Our short trip to Bologna was inspired by the desire to eat and learn a little more about the gastronomy of the Emilia Romagna region of Italy.
Even though Bologna is not in the same overly touristic route as other Italian cities such as Rome, Venice or Florence, it may sound familiar to some because of the popular dish “Spaghetti Bolognese”. Once you arrive in Bologna, it won’t take you long to realize that this popular recipe is not even a thing around here! Bolognese stands for the typical ragu sauce which is indeed locally consumed, but that never ever goes on top on spaghetti.
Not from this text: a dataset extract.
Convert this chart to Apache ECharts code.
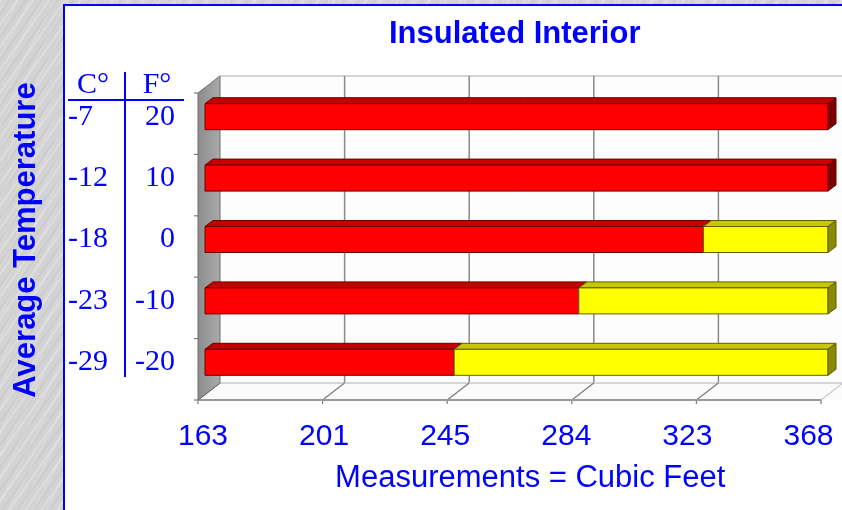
<!DOCTYPE html>
<html>
<head>
<meta charset="utf-8">
<script src="https://cdn.jsdelivr.net/npm/echarts@6/dist/echarts.min.js"></script>
<style>
html,body{margin:0;padding:0;}
body{width:842px;height:510px;overflow:hidden;
background-color:#d3d3d3;
background-image:
 repeating-linear-gradient(-55deg, rgba(255,255,255,0) 0px, rgba(255,255,255,0) 5px, rgba(255,255,255,0.22) 5px, rgba(255,255,255,0.22) 7px, rgba(0,0,0,0) 7px, rgba(0,0,0,0) 11px, rgba(0,0,0,0.03) 11px, rgba(0,0,0,0.03) 13px),
 repeating-linear-gradient(-62deg, rgba(255,255,255,0) 0px, rgba(255,255,255,0) 9px, rgba(255,255,255,0.12) 9px, rgba(255,255,255,0.12) 11px);}
#chart{width:842px;height:510px;}
</style>
</head>
<body>
<div id="chart"></div>
<script>
// ---- data ----
const tickLabels = ['163', '201', '245', '284', '323', '368'];
const tempC = ['-7', '-12', '-18', '-23', '-29'];
const tempF = ['20', '10', '0', '-10', '-20'];
const tableHeaders = ['C°', 'F°'];
const redEnd = [368, 368, 323, 284, 245];
const yellowEnd = [368, 368, 368, 368, 368];
const chartTitle = 'Insulated Interior';
const yTitle = 'Average Temperature';
const xTitle = 'Measurements = Cubic Feet';

// ---- helpers ----
const BLUE = '#0000ff';
const SANS = '"Liberation Sans", Arial, sans-serif';
const SERIF = '"Liberation Serif", "Times New Roman", serif';
const pos = v => tickLabels.indexOf(String(v));

const redData = redEnd.map((v, i) => [0, i, pos(v), yellowEnd[i] === v ? 1 : 0]);
const yellowData = yellowEnd.map((v, i) => [pos(redEnd[i]), i, pos(v), 1]).filter(d => d[2] > d[0]);

const FRONT = [-7, 7], BACK = [15, -10];

function wallsRender(params, api) {
  const c0 = api.coord([0, 0]);
  const sz = api.size([1, 1]);
  const bandY = sz[1];
  const x0 = c0[0];
  const x5 = api.coord([5, 0])[0];
  const yTop = c0[1] - bandY / 2;
  const yBot = yTop + 5 * bandY;
  const ch = [];
  const L = (x1, y1, x2, y2, c, w) => ({type: 'line', shape: {x1, y1, x2, y2}, style: {stroke: c, lineWidth: w || 1}});
  // back wall
  ch.push({type: 'rect', shape: {x: x0 + BACK[0], y: yTop + BACK[1], width: x5 - x0 + 30, height: yBot - yTop}, style: {fill: '#fdfdfd'}});
  ch.push(L(x0 + BACK[0], yTop + BACK[1], x5 + BACK[0] + 20, yTop + BACK[1], '#c4c4c4', 1.5));
  for (let i = 1; i <= 4; i++) {
    const xi = api.coord([i, 0])[0] + BACK[0];
    ch.push(L(xi, yTop + BACK[1], xi, yBot + BACK[1], '#8a8a8a', 1.5));
  }
  // floor
  ch.push({type: 'polygon', shape: {points: [[x0 + BACK[0], yBot + BACK[1]], [x5 + BACK[0] + 20, yBot + BACK[1]], [x5 + FRONT[0] + 20, yBot + FRONT[1]], [x0 + FRONT[0], yBot + FRONT[1]]]}, style: {fill: '#fbfbfb'}});
  ch.push(L(x0 + BACK[0], yBot + BACK[1], x5 + BACK[0] + 20, yBot + BACK[1], '#c8c8c8', 1.5));
  for (let i = 0; i <= 5; i++) {
    const xi = api.coord([i, 0])[0];
    ch.push(L(xi + BACK[0], yBot + BACK[1], xi + FRONT[0], yBot + FRONT[1], i === 5 ? '#c8c8c8' : '#7a7a7a', 1.2));
    ch.push(L(xi + FRONT[0], yBot + FRONT[1], xi + FRONT[0], yBot + FRONT[1] + 4, '#7a7a7a', 1.2));
  }
  ch.push(L(x0 + FRONT[0], yBot + FRONT[1], x5 + FRONT[0], yBot + FRONT[1], '#9a9a9a', 2));
  // side wall
  ch.push({type: 'polygon', shape: {points: [[x0 + FRONT[0], yTop + FRONT[1]], [x0 + BACK[0], yTop + BACK[1]], [x0 + BACK[0], yBot + BACK[1]], [x0 + FRONT[0], yBot + FRONT[1]]]},
    style: {fill: new echarts.graphic.LinearGradient(0, 0, 1, 0, [{offset: 0, color: '#8c8c8c'}, {offset: 1, color: '#aaaaaa'}]), stroke: '#6e6e6e', lineWidth: 1}});
  for (let k = 0; k <= 5; k++) {
    const yk = yTop + k * bandY + FRONT[1];
    ch.push(L(x0 + FRONT[0] - 4, yk, x0 + FRONT[0], yk, '#7a7a7a', 1.2));
  }
  return {type: 'group', children: ch};
}

function barRender(front, topC, endC, stroke) {
  return function (params, api) {
    const s = api.value(0), r = api.value(1), e = api.value(2), cap = api.value(3);
    const a = api.coord([s, r]), b = api.coord([e, r]);
    const h = 26, dx = 8, dy = -6;
    const top = a[1] - h / 2, bot = a[1] + h / 2;
    const ch = [];
    ch.push({type: 'polygon', shape: {points: [[a[0], top], [b[0], top], [b[0] + dx, top + dy], [a[0] + dx, top + dy]]}, style: {fill: topC, stroke: stroke, lineWidth: 1}});
    ch.push({type: 'rect', shape: {x: a[0], y: top, width: b[0] - a[0], height: h}, style: {fill: front, stroke: stroke, lineWidth: 1}});
    if (cap) {
      ch.push({type: 'polygon', shape: {points: [[b[0], top], [b[0] + dx, top + dy], [b[0] + dx, bot + dy], [b[0], bot]]}, style: {fill: endC, stroke: stroke, lineWidth: 1}});
    }
    return {type: 'group', children: ch};
  };
}

const chart = echarts.init(document.getElementById('chart'), null, {renderer: 'canvas'});
chart.setOption({
  backgroundColor: 'transparent',
  animation: false,
  title: {text: chartTitle, left: 389, top: 19, padding: 0,
    textStyle: {color: BLUE, fontFamily: SANS, fontWeight: 'bold', fontSize: 31}},
  grid: [
    {left: 205, top: 86, width: 623, height: 307},
    {left: 203, top: 86, width: 605.5, height: 314}
  ],
  xAxis: [
    {type: 'value', gridIndex: 0, min: 0, max: 5, interval: 1, show: false},
    {type: 'value', gridIndex: 1, min: 0, max: 5, interval: 1,
      axisLine: {show: false}, axisTick: {show: false}, splitLine: {show: false},
      axisLabel: {margin: 22, color: BLUE, fontFamily: SANS, fontSize: 30, formatter: v => tickLabels[v]},
      name: xTitle, nameLocation: 'middle', nameGap: 63,
      nameTextStyle: {color: BLUE, fontFamily: SANS, fontSize: 31, padding: [0, 0, 0, 49]}}
  ],
  yAxis: [
    {type: 'category', gridIndex: 0, inverse: true, data: tempC.map((c, i) => i),
      axisLine: {show: false}, axisTick: {show: false}, splitLine: {show: false},
      axisLabel: {margin: 30, color: BLUE, fontFamily: SANS,
        formatter: (v, i) => '{c|' + tempC[i] + '}{f|' + tempF[i] + '}',
        rich: {
          c: {width: 56, align: 'left', color: BLUE, fontFamily: SERIF, fontSize: 30},
          f: {width: 51, align: 'right', color: BLUE, fontFamily: SERIF, fontSize: 30}
        }}},
    {type: 'value', gridIndex: 1, show: false}
  ],
  graphic: [
    {type: 'rect', z: -100, shape: {x: 64, y: 5, width: 800, height: 600}, style: {fill: '#ffffff', stroke: BLUE, lineWidth: 2}},
    {type: 'text', z: 10, x: 26, y: 240, rotation: Math.PI / 2,
      style: {text: yTitle, fill: BLUE, font: 'bold 31px ' + SANS, align: 'center', verticalAlign: 'middle'}},
    {type: 'text', z: 10, x: 93, y: 85, style: {text: tableHeaders[0], fill: BLUE, font: '30px ' + SERIF, align: 'center', verticalAlign: 'middle'}},
    {type: 'text', z: 10, x: 157, y: 85, style: {text: tableHeaders[1], fill: BLUE, font: '30px ' + SERIF, align: 'center', verticalAlign: 'middle'}},
    {type: 'line', z: 10, shape: {x1: 68, y1: 100, x2: 184, y2: 100}, style: {stroke: BLUE, lineWidth: 2}},
    {type: 'line', z: 10, shape: {x1: 125, y1: 72, x2: 125, y2: 377}, style: {stroke: BLUE, lineWidth: 2}}
  ],
  series: [
    {type: 'custom', xAxisIndex: 0, yAxisIndex: 0, z: 1, silent: true, renderItem: wallsRender, data: [[0, 0]], encode: {x: 0, y: 1}},
    {type: 'custom', name: 'red', xAxisIndex: 0, yAxisIndex: 0, z: 3, renderItem: barRender('#ff0000', '#c40000', '#7d0000', '#6a0000'), data: redData, encode: {x: [0, 2], y: 1}},
    {type: 'custom', name: 'yellow', xAxisIndex: 0, yAxisIndex: 0, z: 4, renderItem: barRender('#ffff00', '#c8c800', '#8a8a00', '#5e5e00'), data: yellowData, encode: {x: [0, 2], y: 1}}
  ]
});
</script>
</body>
</html>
Instead, the meaty ragu sauce is poured on top of thicker tagliatelle pasta, which has enough surface to embrace the little chunks of minced pork and beef, before you roll everything in your fork and take it to your mouth.
To learn about Italian food and, in particular, about the culinary treasures from Emilia Romagna, I decided to take a cooking class with Barbara and Valeria, at Il Salotto di Penelope. I wasn’t going to trust the internet, waiters at any given restaurant or travel guides to learn more about Bologna’s food culture. I wanted everything first hand, from local food lovers who’d talk about ingredients and their usage beyond the obvious. In fact, I was craving even more: I wanted to learn how to cook the local specialties to be able to recreate them later at home!
Il Salotto di Penelope is a pleasant space in a picturesque residential area of Bologna. The workshop is spacious, receives great natural light and, as the morning advances, gets filled with enticing smells and accompanying smiles.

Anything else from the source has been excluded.